- Given information
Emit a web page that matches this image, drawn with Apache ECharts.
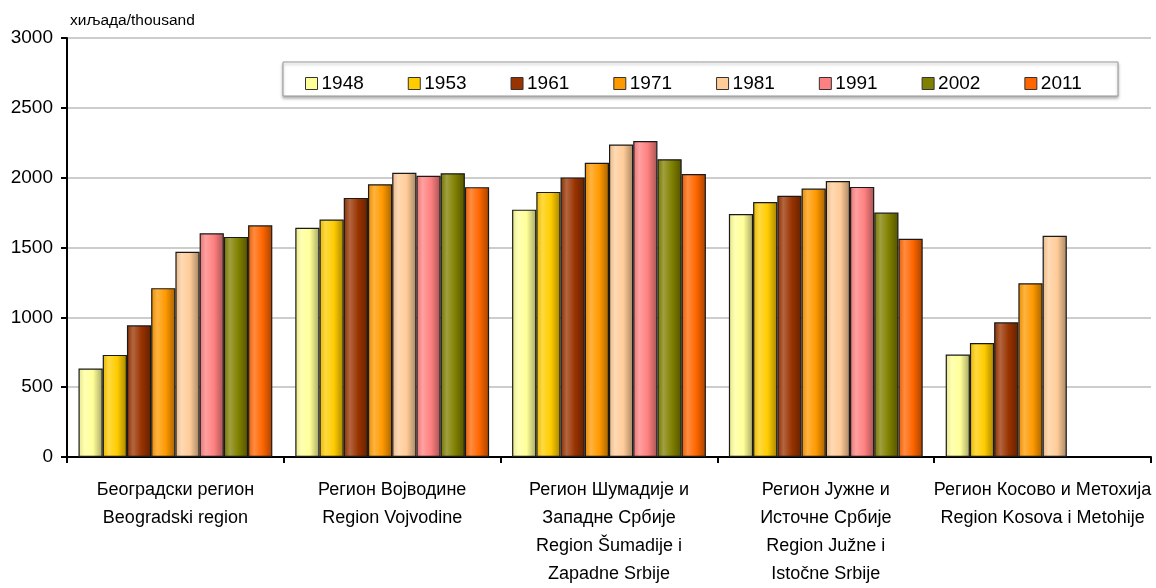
<!DOCTYPE html>
<html>
<head>
<meta charset="utf-8">
<script src="https://cdn.jsdelivr.net/npm/echarts@6/dist/echarts.min.js"></script>
<style>
html,body{margin:0;padding:0;background:#fff;}
#c{width:1156px;height:588px;}
</style>
</head>
<body>
<div id="c"></div>
<script>
var categories = [
  'Београдски регион\nBeogradski region',
  'Регион Војводине\nRegion Vojvodine',
  'Регион Шумадије и\nЗападне Србије\nRegion Šumadije i\nZapadne Srbije',
  'Регион Јужне и\nИсточне Србије\nRegion Južne i\nIstočne Srbije',
  'Регион Косово и Метохија\nRegion Kosova i Metohije'
];
var years = ['1948','1953','1961','1971','1981','1991','2002','2011'];
var v1948 = [634, 1641, 1771, 1740, 734];
var v1953 = [731, 1700, 1898, 1825, 816];
var v1961 = [943, 1855, 2002, 1870, 964];
var v1971 = [1209, 1953, 2106, 1922, 1244];
var v1981 = [1470, 2035, 2238, 1976, 1584];
var v1991 = [1602, 2014, 2262, 1934, null];
var v2002 = [1576, 2032, 2132, 1750, null];
var v2011 = [1659, 1932, 2026, 1562, null];
var yTicks = [0, 500, 1000, 1500, 2000, 2500, 3000];

var values = [v1948, v1953, v1961, v1971, v1981, v1991, v2002, v2011];
var colors = ['#FFFF99','#FFCC00','#993300','#FF9900','#FFCC99','#FF8080','#808000','#FF6600'];

function shade(hex, f){
  var r=parseInt(hex.substr(1,2),16), g=parseInt(hex.substr(3,2),16), b=parseInt(hex.substr(5,2),16);
  function c(x){ x = f>0 ? x+(255-x)*f : x*(1+f); return Math.max(0,Math.min(255,Math.round(x))); }
  return 'rgb('+c(r)+','+c(g)+','+c(b)+')';
}

var FONT = '"Liberation Sans", Arial, sans-serif';
var chart = echarts.init(document.getElementById('c'), null, {renderer:'canvas'});

var series = years.map(function(y, i){
  return {
    name: y,
    type: 'bar',
    data: values[i],
    barGap: '0%',
    barCategoryGap: '10.6%',
    itemStyle: {
      color: new echarts.graphic.LinearGradient(0,0,1,0,[
        {offset:0, color: shade(colors[i], -0.1)},
        {offset:0.25, color: shade(colors[i], 0.25)},
        {offset:0.6, color: colors[i]},
        {offset:1, color: shade(colors[i], -0.35)}
      ]),
      borderColor: '#1a1a1a',
      borderWidth: 1.2
    },
    emphasis: {disabled: true},
    animation: false
  };
});

chart.setOption({
  animation: false,
  backgroundColor: '#fff',
  graphic: [
    {type:'text', left: 70, top: 13, style:{text:'хиљада/thousand', font:'15.5px '+FONT, fill:'#000'}},
    {type:'rect', shape:{x:283, y:62, width:835, height:34},
     style:{fill:'#fff', stroke:'#999', lineWidth:1, shadowBlur:3, shadowOffsetY:2, shadowColor:'rgba(0,0,0,0.3)'}, z: 5}
  ],
  legend: {
    left: 300, top: 69,
    itemWidth: 12, itemHeight: 12, itemGap: 44,
    icon: 'rect',
    z: 10,
    textStyle: {fontSize: 19, fontFamily: FONT, color: '#000', padding:[0,0,0,-1]},
    itemStyle: {borderColor:'#333', borderWidth:1},
    data: years.map(function(y,i){ return {name:y, itemStyle:{color: colors[i]}}; })
  },
  grid: {left: 67, top: 38, width: 1084, height: 423},
  xAxis: {
    type: 'category',
    data: categories,
    axisLine: {lineStyle:{color:'#000', width:2}},
    axisTick: {show:true, length:6, lineStyle:{color:'#000', width:2}},
    axisLabel: {fontSize: 18, fontFamily: FONT, color:'#000', lineHeight: 28, margin: 19, interval: 0}
  },
  yAxis: {
    type: 'value',
    min: yTicks[0], max: yTicks[yTicks.length-1], interval: 500,
    axisLine: {show:true, lineStyle:{color:'#000', width:2}},
    axisTick: {show:true, length:6, lineStyle:{color:'#000', width:2}},
    axisLabel: {fontSize: 19, fontFamily: FONT, color:'#000', margin: 14, formatter: function(v){ return String(v); }},
    splitLine: {lineStyle:{color:'#bdbdbd', width:1.5}}
  },
  series: series
});
</script>
</body>
</html>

- Aim
Using the data above, print every line exactly, omitting pictures.

- Solution for this problem
Emit a web page that matches this image, drawn with Apache ECharts.
<!DOCTYPE html>
<html>
<head>
<meta charset="utf-8">
<script src="https://cdn.jsdelivr.net/npm/echarts@6/dist/echarts.min.js"></script>
<style>
html,body{margin:0;padding:0;background:#fff;}
#c{width:1156px;height:588px;}
</style>
</head>
<body>
<div id="c"></div>
<script>
var categories = [
  'Београдски регион\nBeogradski region',
  'Регион Војводине\nRegion Vojvodine',
  'Регион Шумадије и\nЗападне Србије\nRegion Šumadije i\nZapadne Srbije',
  'Регион Јужне и\nИсточне Србије\nRegion Južne i\nIstočne Srbije',
  'Регион Косово и Метохија\nRegion Kosova i Metohije'
];
var years = ['1948','1953','1961','1971','1981','1991','2002','2011'];
var v1948 = [634, 1641, 1771, 1740, 734];
var v1953 = [731, 1700, 1898, 1825, 816];
var v1961 = [943, 1855, 2002, 1870, 964];
var v1971 = [1209, 1953, 2106, 1922, 1244];
var v1981 = [1470, 2035, 2238, 1976, 1584];
var v1991 = [1602, 2014, 2262, 1934, null];
var v2002 = [1576, 2032, 2132, 1750, null];
var v2011 = [1659, 1932, 2026, 1562, null];
var yTicks = [0, 500, 1000, 1500, 2000, 2500, 3000];

var values = [v1948, v1953, v1961, v1971, v1981, v1991, v2002, v2011];
var colors = ['#FFFF99','#FFCC00','#993300','#FF9900','#FFCC99','#FF8080','#808000','#FF6600'];

function shade(hex, f){
  var r=parseInt(hex.substr(1,2),16), g=parseInt(hex.substr(3,2),16), b=parseInt(hex.substr(5,2),16);
  function c(x){ x = f>0 ? x+(255-x)*f : x*(1+f); return Math.max(0,Math.min(255,Math.round(x))); }
  return 'rgb('+c(r)+','+c(g)+','+c(b)+')';
}

var FONT = '"Liberation Sans", Arial, sans-serif';
var chart = echarts.init(document.getElementById('c'), null, {renderer:'canvas'});

var series = years.map(function(y, i){
  return {
    name: y,
    type: 'bar',
    data: values[i],
    barGap: '0%',
    barCategoryGap: '10.6%',
    itemStyle: {
      color: new echarts.graphic.LinearGradient(0,0,1,0,[
        {offset:0, color: shade(colors[i], -0.1)},
        {offset:0.25, color: shade(colors[i], 0.25)},
        {offset:0.6, color: colors[i]},
        {offset:1, color: shade(colors[i], -0.35)}
      ]),
      borderColor: '#1a1a1a',
      borderWidth: 1.2
    },
    emphasis: {disabled: true},
    animation: false
  };
});

chart.setOption({
  animation: false,
  backgroundColor: '#fff',
  graphic: [
    {type:'text', left: 70, top: 13, style:{text:'хиљада/thousand', font:'15.5px '+FONT, fill:'#000'}},
    {type:'rect', shape:{x:283, y:62, width:835, height:34},
     style:{fill:'#fff', stroke:'#999', lineWidth:1, shadowBlur:3, shadowOffsetY:2, shadowColor:'rgba(0,0,0,0.3)'}, z: 5}
  ],
  legend: {
    left: 300, top: 69,
    itemWidth: 12, itemHeight: 12, itemGap: 44,
    icon: 'rect',
    z: 10,
    textStyle: {fontSize: 19, fontFamily: FONT, color: '#000', padding:[0,0,0,-1]},
    itemStyle: {borderColor:'#333', borderWidth:1},
    data: years.map(function(y,i){ return {name:y, itemStyle:{color: colors[i]}}; })
  },
  grid: {left: 67, top: 38, width: 1084, height: 423},
  xAxis: {
    type: 'category',
    data: categories,
    axisLine: {lineStyle:{color:'#000', width:2}},
    axisTick: {show:true, length:6, lineStyle:{color:'#000', width:2}},
    axisLabel: {fontSize: 18, fontFamily: FONT, color:'#000', lineHeight: 28, margin: 19, interval: 0}
  },
  yAxis: {
    type: 'value',
    min: yTicks[0], max: yTicks[yTicks.length-1], interval: 500,
    axisLine: {show:true, lineStyle:{color:'#000', width:2}},
    axisTick: {show:true, length:6, lineStyle:{color:'#000', width:2}},
    axisLabel: {fontSize: 19, fontFamily: FONT, color:'#000', margin: 14, formatter: function(v){ return String(v); }},
    splitLine: {lineStyle:{color:'#bdbdbd', width:1.5}}
  },
  series: series
});
</script>
</body>
</html>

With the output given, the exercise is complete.